EXHIBITIONS

コレクション展

ゴヤ版画『気まぐれ』『戦争の惨禍』

フランシスコ・デ・ゴヤ 版画集『気まぐれ』 1 自画像 初版は1799年
エッチング、アクアチント、ドライポイント、ビュラン、紙 神奈川県立近代美術館蔵 前期展示

 神奈川県立近代美術館 鎌倉別館で、コレクション展「ゴヤ版画『気まぐれ』『戦争の惨禍』」が開催される。

 鋭い眼差しで人間を描破し、近代の画家の先駆者と称されるフランシスコ・デ・ゴヤ(1746〜1828)。
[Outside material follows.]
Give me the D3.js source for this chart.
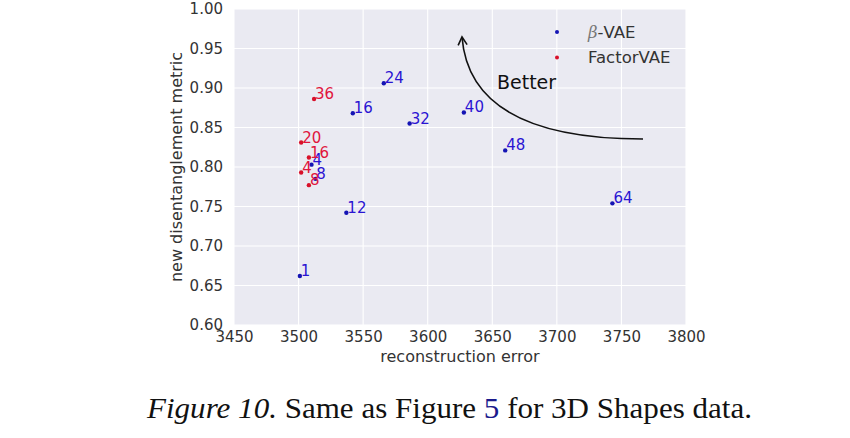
<!DOCTYPE html>
<html>
<head>
<meta charset="utf-8">
<script src="https://cdn.jsdelivr.net/npm/d3@7"></script>
<style>
  body { margin: 0; background: #fff; }
  svg { display: block; }
</style>
</head>
<body>
<div id="chart"></div>
<script>
// beta-VAE points: beta value, reconstruction error, metric
var beta_labels = ["1", "4", "8", "12", "16", "24", "32", "40", "48", "64"];
var beta_x = [3501, 3510, 3513, 3537, 3542, 3566, 3586, 3628, 3660, 3743];
var beta_y = [0.662, 0.803, 0.785, 0.742, 0.868, 0.906, 0.855, 0.869, 0.821, 0.754];

// FactorVAE points
var factor_labels = ["36", "20", "16", "4", "8"];
var factor_x = [3512, 3502, 3508, 3502, 3508];
var factor_y = [0.886, 0.831, 0.812, 0.793, 0.777];

var x_ticks = [3450, 3500, 3550, 3600, 3650, 3700, 3750, 3800];
var y_ticks = [0.60, 0.65, 0.70, 0.75, 0.80, 0.85, 0.90, 0.95, 1.00];

var width = 850, height = 438;
var margin = {left: 234, right: 164, top: 9, bottom: 113};
var blue_dot = "#1414b4", blue_text = "#2a14d2";
var red_dot = "#d8102a", red_text = "#e0143c";

var svg = d3.select("#chart").append("svg")
    .attr("width", width)
    .attr("height", height);

var x = d3.scaleLinear().domain([3450, 3800]).range([margin.left, width - margin.right]);
var y = d3.scaleLinear().domain([0.60, 1.00]).range([height - margin.bottom, margin.top]);

// background
svg.append("rect")
    .attr("x", x(3450)).attr("y", y(1))
    .attr("width", x(3800) - x(3450))
    .attr("height", y(0.6) - y(1))
    .attr("fill", "#eaeaf2");

// grid
svg.selectAll(".xgrid").data(x_ticks).enter().append("line")
    .attr("x1", function(d){ return x(d); }).attr("x2", function(d){ return x(d); })
    .attr("y1", y(1)).attr("y2", y(0.6))
    .attr("stroke", "#fff").attr("stroke-width", 1.1);
svg.selectAll(".ygrid").data(y_ticks).enter().append("line")
    .attr("y1", function(d){ return y(d); }).attr("y2", function(d){ return y(d); })
    .attr("x1", x(3450)).attr("x2", x(3800))
    .attr("stroke", "#fff").attr("stroke-width", 1.1);

// axes, no domain lines or tick marks
var xAxis = svg.append("g")
    .attr("transform", "translate(0," + y(0.6) + ")")
    .call(d3.axisBottom(x).tickValues(x_ticks).tickSize(0).tickPadding(6).tickFormat(d3.format("d")));
var yAxis = svg.append("g")
    .attr("transform", "translate(" + x(3450) + ",0)")
    .call(d3.axisLeft(y).tickValues(y_ticks).tickSize(0).tickPadding(11).tickFormat(d3.format(".2f")));
[xAxis, yAxis].forEach(function(a) {
    a.select(".domain").remove();
    a.selectAll("text")
        .attr("font-family", "DejaVu Sans, sans-serif")
        .attr("font-size", "15px")
        .attr("fill", "#333");
});

svg.append("text")
    .attr("x", (x(3450) + x(3800)) / 2)
    .attr("y", 362)
    .attr("text-anchor", "middle")
    .attr("font-family", "DejaVu Sans, sans-serif")
    .attr("font-size", "16px")
    .attr("fill", "#333")
    .text("reconstruction error");

svg.append("text")
    .attr("transform", "translate(182," + ((y(0.6) + y(1)) / 2) + ") rotate(-90)")
    .attr("text-anchor", "middle")
    .attr("font-family", "DejaVu Sans, sans-serif")
    .attr("font-size", "16px")
    .attr("fill", "#333")
    .text("new disentanglement metric");

// points and labels
function drawSeries(labels, xs, ys, dotColor, textColor) {
    var data = labels.map(function(l, i){ return {label: l, x: xs[i], y: ys[i]}; });
    var g = svg.append("g");
    g.selectAll("circle").data(data).enter().append("circle")
        .attr("cx", function(d){ return x(d.x); })
        .attr("cy", function(d){ return y(d.y); })
        .attr("r", 2.2)
        .attr("fill", dotColor);
    g.selectAll("text").data(data).enter().append("text")
        .attr("x", function(d){ return x(d.x) + 1; })
        .attr("y", function(d){ return y(d.y); })
        .attr("font-family", "DejaVu Sans, sans-serif")
        .attr("font-size", "15px")
        .attr("fill", textColor)
        .text(function(d){ return d.label; });
}
drawSeries(beta_labels, beta_x, beta_y, blue_dot, blue_text);
drawSeries(factor_labels, factor_x, factor_y, red_dot, red_text);

// legend
var legend = [{name: "VAE", color: blue_dot, beta: true}, {name: "FactorVAE", color: red_dot, beta: false}];
var lg = svg.selectAll(".legend").data(legend).enter().append("g")
    .attr("transform", function(d, i){ return "translate(557," + (32 + i * 25.5) + ")"; });
lg.append("circle").attr("r", 2).attr("fill", function(d){ return d.color; });
var lt = lg.append("text")
    .attr("x", 31).attr("y", 5.5)
    .attr("font-family", "DejaVu Sans, sans-serif")
    .attr("font-size", "16.5px")
    .attr("fill", "#333");
lt.filter(function(d){ return d.beta; }).append("tspan")
    .attr("font-family", "DejaVu Serif, serif")
    .attr("font-style", "italic")
    .attr("fill", "#777")
    .text("\u03B2");
lt.append("tspan").text(function(d){ return d.beta ? "-" + d.name : d.name; });

// "Better" arrow
svg.append("defs").append("marker")
    .attr("id", "arrow")
    .attr("viewBox", "0 0 12 12")
    .attr("refX", 10).attr("refY", 6)
    .attr("markerWidth", 12).attr("markerHeight", 12)
    .attr("markerUnits", "userSpaceOnUse")
    .attr("orient", "auto")
    .append("path")
    .attr("d", "M2,1.5 L10,6 L2,10.5")
    .attr("fill", "none")
    .attr("stroke", "#111")
    .attr("stroke-width", 1.6);

svg.append("path")
    .attr("d", "M643,139 Q470,139 462,37")
    .attr("fill", "none")
    .attr("stroke", "#111")
    .attr("stroke-width", 1.6)
    .attr("marker-end", "url(#arrow)");

svg.append("text")
    .attr("x", 497).attr("y", 89)
    .attr("font-family", "DejaVu Sans, sans-serif")
    .attr("font-size", "19px")
    .attr("fill", "#111")
    .text("Better");

// caption
var cap = svg.append("text")
    .attr("x", 147).attr("y", 418)
    .attr("textLength", 605)
    .attr("lengthAdjust", "spacingAndGlyphs")
    .attr("font-family", "Liberation Serif, serif")
    .attr("font-size", "29px")
    .attr("fill", "#111");
cap.append("tspan").attr("font-style", "italic").text("Figure 10.");
cap.append("tspan").text(" Same as Figure ");
cap.append("tspan").attr("fill", "#1a1a8c").text("5");
cap.append("tspan").text(" for 3D Shapes data.");
</script>
</body>
</html>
ゴヤの生涯は、隣国フランスの革命やナポレオン軍によるスペイン侵攻、それに対する民衆蜂起が続く激動の歴史とともにあった。自らはスペインの宮廷画家として地位を獲得しながらも、病により聴覚を失い、晩年に亡命したフランス、ボルドーで82歳の生涯を閉じた。

 様々に価値や秩序が変転するなか、ゴヤが後半生に手がけたのが銅版画だ。無音の世界で到達したそのモノクローム、光と闇のなかには、人間に対する深い問いかけが刻み込まれているのかもしれない。本展では、ゴヤの四大版画集から『気まぐれ』と『戦争の惨禍』それぞれ80点を前後期に分けて紹介。

 特集「1959―スペインにいった現代日本版画展」では、「ゴヤ版画展」とあわせて、日本におけるゴヤの受容を起点に、日本とスペインのあいだに展開した版画の交流の一端をたどる。戦後の国際的な版画交流の黎明期、同館が1951年の開館以来、ピカソやゴヤなどの海外作家の版画展を開催するいっぽうで、1959年にスペインで行った「現代日本版画展」に注目する。